Start Dataset rows
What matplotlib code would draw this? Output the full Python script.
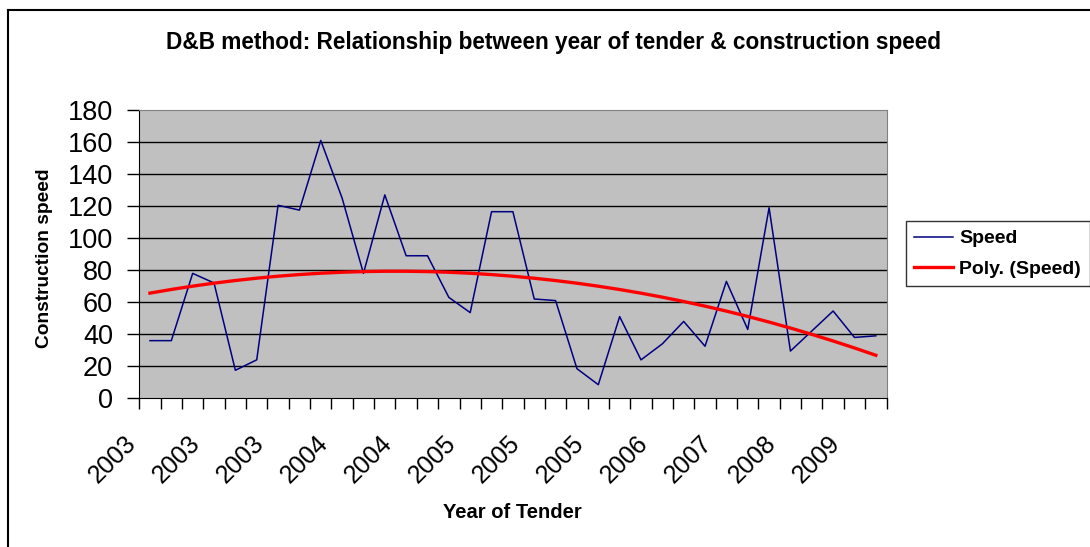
import numpy as np
import matplotlib
matplotlib.use('Agg')
import matplotlib.pyplot as plt
import matplotlib.transforms as mtransforms
from matplotlib.lines import Line2D

plt.rcParams['font.family'] = ['Liberation Sans', 'DejaVu Sans']

# construction speed per tender (35 tenders)
speed = [36, 36, 78, 72, 17.5, 24, 120.5, 117.5, 161, 125,
         78, 127, 89, 89, 63, 53.5, 116.5, 116.5, 62, 61,
         18.5, 8.5, 51, 24, 34, 48, 32.5, 73, 43, 119,
         29.5, 42, 54.5, 38, 39]
# year label shown under every third tender
year_labels = ['2003', '2003', '2003', '2004', '2004', '2005',
               '2005', '2005', '2006', '2007', '2008', '2009']

n = len(speed)
x = np.arange(1, n + 1)

# order-2 polynomial trendline, as the Excel "Poly." trendline does
coef = np.polyfit(x, speed, 2)
trend = np.polyval(coef, x)

fig = plt.figure(figsize=(10.9, 5.47), dpi=100)
ax = fig.add_axes([139.3 / 1090, 1 - 398.3 / 547, (886.5 - 139.3) / 1090, (398.3 - 110) / 547])
ax.set_facecolor('#C0C0C0')

ax.plot(x, speed, color='#000080', lw=1.1, label='Speed', zorder=3)
ax.plot(x, trend, color='#FF0000', lw=2.4, label='Poly. (Speed)', zorder=4)

ax.set_xlim(0.5, n + 0.5)
ax.set_ylim(0, 180)
ax.set_yticks(np.arange(0, 181, 20))
ax.tick_params(axis='y', labelsize=19.5, length=9, width=1, direction='out', pad=10)
for v in range(20, 180, 20):
    ax.axhline(v, color='black', lw=1, zorder=1)

# category boundary ticks
ax.set_xticks(np.arange(0.5, n + 1, 1), minor=True)
ax.tick_params(axis='x', which='minor', length=8, width=1, direction='out')
ax.set_xticks(x[::3])
ax.set_xticklabels(year_labels, rotation=45, ha='right', va='center',
                   rotation_mode='anchor', fontsize=18)
ax.tick_params(axis='x', which='major', length=0, pad=30)
shift = mtransforms.ScaledTranslation(-18 / 100, 0, fig.dpi_scale_trans)
for lab in ax.get_xticklabels():
    lab.set_transform(lab.get_transform() + shift)

for side in ['top', 'right']:
    ax.spines[side].set_color('#808080')
for side in ['left', 'bottom']:
    ax.spines[side].set_color('black')

fig.text(0.508, 1 - 42 / 547, 'D&B method: Relationship between year of tender & construction speed',
         ha='center', va='center', fontsize=16.3, fontweight='bold')
fig.text(45 / 1090, 1 - 258 / 547, 'Construction speed', rotation=90,
         ha='center', va='center', fontsize=13.8, fontweight='bold')
fig.text(512 / 1090, 1 - 512 / 547, 'Year of Tender',
         ha='center', va='center', fontsize=14.5, fontweight='bold')

leg = fig.legend(loc='upper left', bbox_to_anchor=(905.7 / 1090, 1 - 221 / 547),
                 borderaxespad=0, fancybox=False, edgecolor='black',
                 prop={'weight': 'bold', 'size': 14}, handlelength=2.0,
                 handletextpad=0.3, borderpad=0.45, labelspacing=0.65)
leg.get_frame().set_linewidth(1)

# chart area border (left and top edges visible)
fig.add_artist(Line2D([8 / 1090, 8 / 1090], [0, 1 - 10 / 547], transform=fig.transFigure,
                      color='black', lw=1.5))
fig.add_artist(Line2D([8 / 1090, 1], [1 - 10 / 547, 1 - 10 / 547], transform=fig.transFigure,
                      color='black', lw=1.5))

fig.savefig('out.png', dpi=100, facecolor='white')
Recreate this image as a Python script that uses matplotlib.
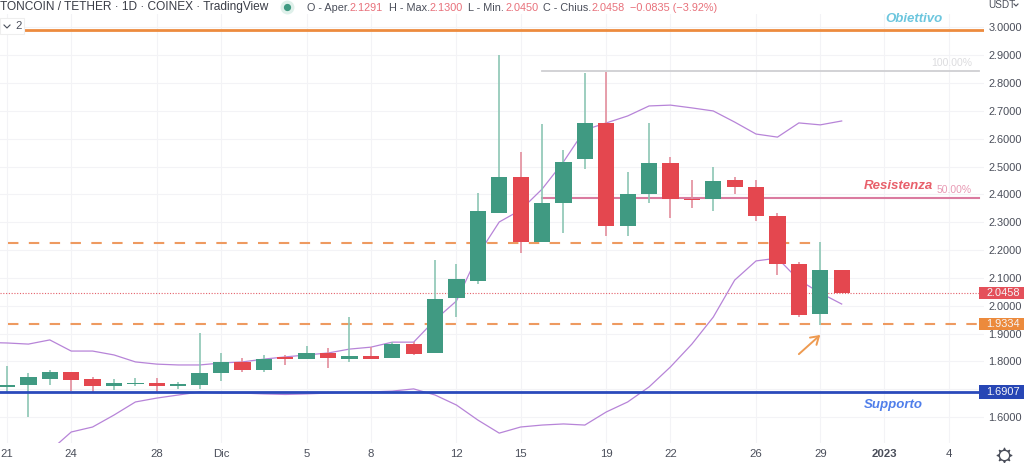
import matplotlib
matplotlib.use("Agg")
import matplotlib.pyplot as plt
from matplotlib.patches import Rectangle
from matplotlib.lines import Line2D

W, H = 1024, 463

# daily candles, index 0 = 21 Nov
opens = [1.709, 1.715, 1.735, 1.763, 1.738, 1.712, 1.718, 1.721, 1.712, 1.715,
         1.759, 1.799, 1.768, 1.816, 1.808, 1.831, 1.807, 1.820, 1.811, 1.863,
         1.829, 2.027, 2.089, 2.334, 2.461, 2.228, 2.368, 2.526, 2.658, 2.286,
         2.400, 2.514, 2.383, 2.382, 2.451, 2.427, 2.321, 2.150, 1.969, 2.1291]
highs = [1.783, 1.757, 1.769, 1.763, 1.744, 1.738, 1.739, 1.739, 1.727, 1.901,
         1.829, 1.811, 1.823, 1.822, 1.855, 1.847, 1.960, 1.852, 1.868, 1.868,
         2.164, 2.150, 2.404, 2.902, 2.552, 2.652, 2.560, 2.835, 2.841, 2.480,
         2.658, 2.536, 2.452, 2.497, 2.464, 2.452, 2.332, 2.156, 2.230, 2.130]
lows = [1.690, 1.601, 1.715, 1.693, 1.685, 1.697, 1.712, 1.689, 1.700, 1.700,
        1.730, 1.763, 1.762, 1.788, 1.808, 1.775, 1.797, 1.808, 1.811, 1.822,
        1.829, 1.960, 2.078, 2.332, 2.190, 2.228, 2.260, 2.490, 2.252, 2.250,
        2.368, 2.314, 2.352, 2.342, 2.402, 2.306, 2.110, 1.960, 1.931, 2.045]
closes = [1.715, 1.743, 1.761, 1.732, 1.711, 1.721, 1.722, 1.711, 1.717, 1.759,
          1.797, 1.768, 1.810, 1.807, 1.829, 1.812, 1.818, 1.808, 1.863, 1.827,
          2.024, 2.096, 2.340, 2.464, 2.230, 2.370, 2.518, 2.658, 2.286, 2.402,
          2.514, 2.382, 2.379, 2.449, 2.427, 2.321, 2.150, 1.965, 2.129, 2.0458]

# bollinger bands, first point is the day before the chart starts
band_days = list(range(-1, 40))
upper = [1.868, 1.866, 1.862, 1.877, 1.837, 1.837, 1.823, 1.798, 1.790, 1.787, 1.787,
         1.794, 1.798, 1.808, 1.816, 1.823, 1.830, 1.844, 1.851, 1.869, 1.869,
         1.949, 2.017, 2.182, 2.301, 2.344, 2.419, 2.517, 2.632, 2.657, 2.682,
         2.718, 2.721, 2.711, 2.700, 2.660, 2.617, 2.606, 2.657, 2.650, 2.664]
lower = [1.400, 1.420, 1.450, 1.478, 1.546, 1.564, 1.607, 1.654, 1.668, 1.679, 1.690,
         1.686, 1.686, 1.683, 1.681, 1.683, 1.686, 1.688, 1.690, 1.693, 1.701,
         1.679, 1.643, 1.589, 1.542, 1.564, 1.571, 1.575, 1.571, 1.618, 1.654,
         1.708, 1.780, 1.862, 1.959, 2.092, 2.161, 2.171, 2.092, 2.046, 2.006]

target = 2.990
fib_100 = 2.842
fib_50 = 2.387
resist_dash = 2.227
support_dash = 1.9334
support = 1.6907
last_price = 2.0458

x_ticks = [0, 3, 7, 10, 14, 17, 21, 24, 28, 31, 35, 38, 41, 44]
x_labels = ["21", "24", "28", "Dic", "5", "8", "12", "15", "19", "22", "26", "29", "2023", "4"]
y_ticks = [1.6, 1.7, 1.8, 1.9, 2.0, 2.1, 2.2, 2.3, 2.4, 2.5, 2.6, 2.7, 2.8, 2.9, 3.0]
y_labels = ["1.6000", "", "1.8000", "1.9000", "2.0000", "2.1000", "2.2000", "2.3000",
            "2.4000", "2.5000", "2.6000", "2.7000", "2.8000", "2.9000", "3.0000"]

GREEN, RED = "#409a82", "#e4474f"
GREEN_WICK, RED_WICK = "#8cc6b4", "#e38e9c"
TEXT = "#4a4e5a"

plt.rcParams["font.family"] = ["Liberation Sans", "DejaVu Sans"]

fig = plt.figure(figsize=(W / 100, H / 100), dpi=100)
ax = fig.add_axes([0, (H - 443) / H, 984 / W, (443 - 14) / H])
ax.set_xlim(-0.327, 45.65)
ax.set_ylim(1.5065, 3.0485)
for s in ax.spines.values():
    s.set_visible(False)

ax.set_xticks(x_ticks)
ax.set_xticklabels(x_labels, fontsize=8.2, color=TEXT)
ax.get_xticklabels()[12].set_fontweight("bold")
ax.yaxis.tick_right()
ax.set_yticks(y_ticks)
ax.set_yticklabels(y_labels, fontsize=7.9, color=TEXT, ha="left")
ax.tick_params(length=0)
ax.tick_params(axis="y", pad=3)
ax.tick_params(axis="x", pad=4)
ax.grid(True, color="#f3f3f6", lw=0.8)
ax.set_axisbelow(True)

# levels
ax.plot([0, 45.65], [target, target], color="#ed8b3e", lw=2.0, zorder=2)
ax.plot([25, 45.4], [fib_100, fib_100], color="#cfcfd2", lw=1.3, zorder=2)
ax.plot([25, 45.4], [fib_50, fib_50], color="#da7ba0", lw=1.5, zorder=2)
ax.plot([0.05, 38], [resist_dash, resist_dash], color="#ee9a60", lw=1.5, dashes=(5, 5), zorder=2)
ax.plot([0.05, 45.4], [support_dash, support_dash], color="#ee9a60", lw=1.5, dashes=(5, 5), zorder=2)
ax.axhline(last_price, color="#e4606a", lw=0.8, ls=(0, (1, 1.5)), zorder=2)

ax.plot(band_days, upper, color="#b784d8", lw=0.9, zorder=3)
ax.plot(band_days, lower, color="#b784d8", lw=0.9, zorder=3)

# candles
for i in range(len(opens)):
    up = closes[i] >= opens[i]
    ax.plot([i, i], [lows[i], highs[i]], color=GREEN_WICK if up else RED_WICK, lw=1.2,
            solid_capstyle="butt", zorder=4)
    ax.bar(i, abs(closes[i] - opens[i]), bottom=min(opens[i], closes[i]), width=0.76,
           color=GREEN if up else RED, zorder=5)

ax.plot([-0.327, 45.65], [support, support], color="#2a4abb", lw=2.0, zorder=6)

ax.annotate("", xy=(38, 1.895), xytext=(37, 1.826),
            arrowprops=dict(arrowstyle="->,head_length=0.55,head_width=0.35", color="#ee9a50", lw=1.4,
                            shrinkA=0, shrinkB=0), zorder=6)


def px_text(x, y, s, **kw):
    kw.setdefault("va", "center")
    kw.setdefault("fontsize", 8.2)
    kw.setdefault("color", TEXT)
    fig.text(x / W, 1 - y / H, s, **kw)


def px_box(x0, y0, x1, y1, **kw):
    fig.add_artist(Rectangle((x0 / W, 1 - y1 / H), (x1 - x0) / W, (y1 - y0) / H,
                             transform=fig.transFigure, **kw))


# header
px_text(0, 7, "TONCOIN / TETHER · 1D · COINEX · TradingView", fontsize=8.55, color="#3a3d47")
fig.add_artist(Line2D([287 / W], [1 - 6.5 / H], marker="o", ms=9, color="#dff0ea", transform=fig.transFigure))
fig.add_artist(Line2D([287 / W], [1 - 6.5 / H], marker="o", ms=4.2, color=GREEN, transform=fig.transFigure))
header_parts = [(307, "O - Aper.", TEXT), (350, "2.1291", "#e8707a"), (389, "H - Max.", TEXT), (430, "2.1300", "#e8707a"),
                (468, "L - Min.", TEXT), (505, "2.0450", "#e8707a"), (543, "C - Chius.", TEXT), (591, "2.0458", "#e8707a"),
                (630, "−0.0835 (−3.92%)", "#e8707a")]
for x, s, c in header_parts:
    px_text(x, 8, s, color=c, fontsize=7.8)

# collapsed indicator box
px_box(0, 18, 24, 34, facecolor="white", edgecolor="#eeeeee", lw=0.8, zorder=2)
fig.add_artist(Line2D([4 / W, 7 / W, 10 / W], [1 - 25 / H, 1 - 28 / H, 1 - 25 / H], color=TEXT, lw=0.8,
                      transform=fig.transFigure, zorder=3))
px_text(15, 26, "2", fontsize=8.2)

# right scale
px_text(988, 5, "USDT", fontsize=7.2)
fig.add_artist(Line2D([1014 / W, 1016 / W, 1018 / W], [1 - 4 / H, 1 - 6 / H, 1 - 4 / H], color=TEXT, lw=0.8,
                      transform=fig.transFigure, zorder=3))

for y0, y1, c, s in [(287, 299, "#e4505a", "2.0458"), (318, 330, "#ec8a3c", "1.9334"), (385, 399, "#2746b5", "1.6907")]:
    px_box(979, y0, 1024, y1, facecolor=c, edgecolor="none", zorder=2)
    px_text(1003, (y0 + y1) / 2, s, color="#f4f4f6", ha="center", fontsize=7.9)

# notes
px_text(914, 19, "Obiettivo", color="#6cc6de", fontsize=9.5, fontweight="bold", style="italic", ha="center")
px_text(898, 186, "Resistenza", color="#e8606b", fontsize=9.5, fontweight="bold", style="italic", ha="center")
px_text(893, 405, "Supporto", color="#4f7eea", fontsize=9.5, fontweight="bold", style="italic", ha="center")
px_text(972, 190, "50.00%", color="#e89ab4", fontsize=7.5, ha="right")
px_text(972, 63, "100.00%", color="#dcdcdf", fontsize=7.5, ha="right")

# settings gear
gear = (1004 / W, 1 - 455 / H)
fig.add_artist(Line2D([gear[0]], [gear[1]], marker=(8, 1, 0), ms=11, color=TEXT, mew=0.8, transform=fig.transFigure))
fig.add_artist(Line2D([gear[0]], [gear[1]], marker="o", ms=7.5, mfc="white", mec=TEXT, mew=1.0, transform=fig.transFigure))

fig.savefig("out.png", dpi=100)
End Dataset rows
» Short task: Exactly restate the lines from the beginning of the data through the line with "ax.spines[side].set_color('black')", and no others, keeping pictures out.

» Written reply:
What matplotlib code would draw this? Output the full Python script.
import numpy as np
import matplotlib
matplotlib.use('Agg')
import matplotlib.pyplot as plt
import matplotlib.transforms as mtransforms
from matplotlib.lines import Line2D

plt.rcParams['font.family'] = ['Liberation Sans', 'DejaVu Sans']

# construction speed per tender (35 tenders)
speed = [36, 36, 78, 72, 17.5, 24, 120.5, 117.5, 161, 125,
         78, 127, 89, 89, 63, 53.5, 116.5, 116.5, 62, 61,
         18.5, 8.5, 51, 24, 34, 48, 32.5, 73, 43, 119,
         29.5, 42, 54.5, 38, 39]
# year label shown under every third tender
year_labels = ['2003', '2003', '2003', '2004', '2004', '2005',
               '2005', '2005', '2006', '2007', '2008', '2009']

n = len(speed)
x = np.arange(1, n + 1)

# order-2 polynomial trendline, as the Excel "Poly." trendline does
coef = np.polyfit(x, speed, 2)
trend = np.polyval(coef, x)

fig = plt.figure(figsize=(10.9, 5.47), dpi=100)
ax = fig.add_axes([139.3 / 1090, 1 - 398.3 / 547, (886.5 - 139.3) / 1090, (398.3 - 110) / 547])
ax.set_facecolor('#C0C0C0')

ax.plot(x, speed, color='#000080', lw=1.1, label='Speed', zorder=3)
ax.plot(x, trend, color='#FF0000', lw=2.4, label='Poly. (Speed)', zorder=4)

ax.set_xlim(0.5, n + 0.5)
ax.set_ylim(0, 180)
ax.set_yticks(np.arange(0, 181, 20))
ax.tick_params(axis='y', labelsize=19.5, length=9, width=1, direction='out', pad=10)
for v in range(20, 180, 20):
    ax.axhline(v, color='black', lw=1, zorder=1)

# category boundary ticks
ax.set_xticks(np.arange(0.5, n + 1, 1), minor=True)
ax.tick_params(axis='x', which='minor', length=8, width=1, direction='out')
ax.set_xticks(x[::3])
ax.set_xticklabels(year_labels, rotation=45, ha='right', va='center',
                   rotation_mode='anchor', fontsize=18)
ax.tick_params(axis='x', which='major', length=0, pad=30)
shift = mtransforms.ScaledTranslation(-18 / 100, 0, fig.dpi_scale_trans)
for lab in ax.get_xticklabels():
    lab.set_transform(lab.get_transform() + shift)

for side in ['top', 'right']:
    ax.spines[side].set_color('#808080')
for side in ['left', 'bottom']:
    ax.spines[side].set_color('black')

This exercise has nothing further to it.